- **Task requirements**: Write out the material again word for word, dropping any images it holds.

- **Supplied material**:
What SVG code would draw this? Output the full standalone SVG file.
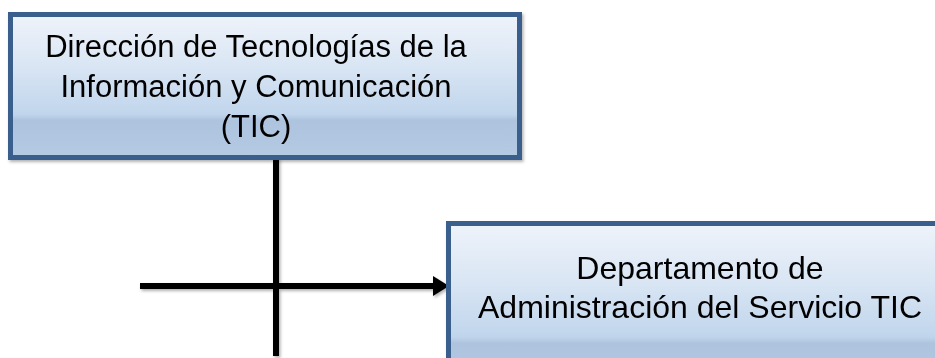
<svg xmlns="http://www.w3.org/2000/svg" width="935" height="358" viewBox="0 0 935 358">
  <style>
    .box { stroke: #3b5e8c; stroke-width: 5; }
    .lbl { font-family: "Liberation Sans", Arial, sans-serif; font-size: 31px; fill: #000000; text-anchor: middle; }
    .lbl2 { font-size: 32px; }
    .conn { stroke: #000000; stroke-width: 6; fill: none; }
  </style>
  <defs>
    <linearGradient id="fillGrad" x1="0" y1="0" x2="0" y2="1">
      <stop offset="0" stop-color="#eef3fa"/>
      <stop offset="0.35" stop-color="#dae6f4"/>
      <stop offset="0.7" stop-color="#c0d5ec"/>
      <stop offset="0.74" stop-color="#adc3de"/>
      <stop offset="1" stop-color="#b5cbe4"/>
    </linearGradient>
    <filter id="shadow" x="-10%" y="-10%" width="130%" height="130%">
      <feDropShadow dx="1.5" dy="2" stdDeviation="1.5" flood-color="#000000" flood-opacity="0.3"/>
    </filter>
    <marker id="arrow" markerUnits="userSpaceOnUse" markerWidth="18" markerHeight="22" refX="0" refY="11" orient="auto">
      <path d="M0,1 L16,11 L0,21 z" fill="#000000"/>
    </marker>
  </defs>

  <g id="connectors" filter="url(#shadow)">
    <line class="conn" x1="276" y1="158" x2="276" y2="356"/>
    <line class="conn" x1="140" y1="286" x2="433" y2="286" marker-end="url(#arrow)"/>
  </g>

  <g id="node-tic" filter="url(#shadow)">
    <rect class="box" x="10.5" y="14.5" width="509" height="143" fill="url(#fillGrad)"/>
    <text class="lbl" x="256" y="57">Dirección de Tecnologías de la</text>
    <text class="lbl" x="256" y="97">Información y Comunicación</text>
    <text class="lbl" x="256" y="137">(TIC)</text>
  </g>

  <g id="node-admin" filter="url(#shadow)">
    <rect class="box" x="448.5" y="223.5" width="500" height="162" fill="url(#fillGrad)"/>
    <text class="lbl lbl2" x="700" y="279">Departamento de</text>
    <text class="lbl lbl2" x="700" y="318">Administración del Servicio TIC</text>
  </g>
</svg>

- **Response to this exercise**:
What SVG code would draw this? Output the full standalone SVG file.
<svg xmlns="http://www.w3.org/2000/svg" width="935" height="358" viewBox="0 0 935 358">
  <style>
    .box { stroke: #3b5e8c; stroke-width: 5; }
    .lbl { font-family: "Liberation Sans", Arial, sans-serif; font-size: 31px; fill: #000000; text-anchor: middle; }
    .lbl2 { font-size: 32px; }
    .conn { stroke: #000000; stroke-width: 6; fill: none; }
  </style>
  <defs>
    <linearGradient id="fillGrad" x1="0" y1="0" x2="0" y2="1">
      <stop offset="0" stop-color="#eef3fa"/>
      <stop offset="0.35" stop-color="#dae6f4"/>
      <stop offset="0.7" stop-color="#c0d5ec"/>
      <stop offset="0.74" stop-color="#adc3de"/>
      <stop offset="1" stop-color="#b5cbe4"/>
    </linearGradient>
    <filter id="shadow" x="-10%" y="-10%" width="130%" height="130%">
      <feDropShadow dx="1.5" dy="2" stdDeviation="1.5" flood-color="#000000" flood-opacity="0.3"/>
    </filter>
    <marker id="arrow" markerUnits="userSpaceOnUse" markerWidth="18" markerHeight="22" refX="0" refY="11" orient="auto">
      <path d="M0,1 L16,11 L0,21 z" fill="#000000"/>
    </marker>
  </defs>

  <g id="connectors" filter="url(#shadow)">
    <line class="conn" x1="276" y1="158" x2="276" y2="356"/>
    <line class="conn" x1="140" y1="286" x2="433" y2="286" marker-end="url(#arrow)"/>
  </g>

  <g id="node-tic" filter="url(#shadow)">
    <rect class="box" x="10.5" y="14.5" width="509" height="143" fill="url(#fillGrad)"/>
    <text class="lbl" x="256" y="57">Dirección de Tecnologías de la</text>
    <text class="lbl" x="256" y="97">Información y Comunicación</text>
    <text class="lbl" x="256" y="137">(TIC)</text>
  </g>

  <g id="node-admin" filter="url(#shadow)">
    <rect class="box" x="448.5" y="223.5" width="500" height="162" fill="url(#fillGrad)"/>
    <text class="lbl lbl2" x="700" y="279">Departamento de</text>
    <text class="lbl lbl2" x="700" y="318">Administración del Servicio TIC</text>
  </g>
</svg>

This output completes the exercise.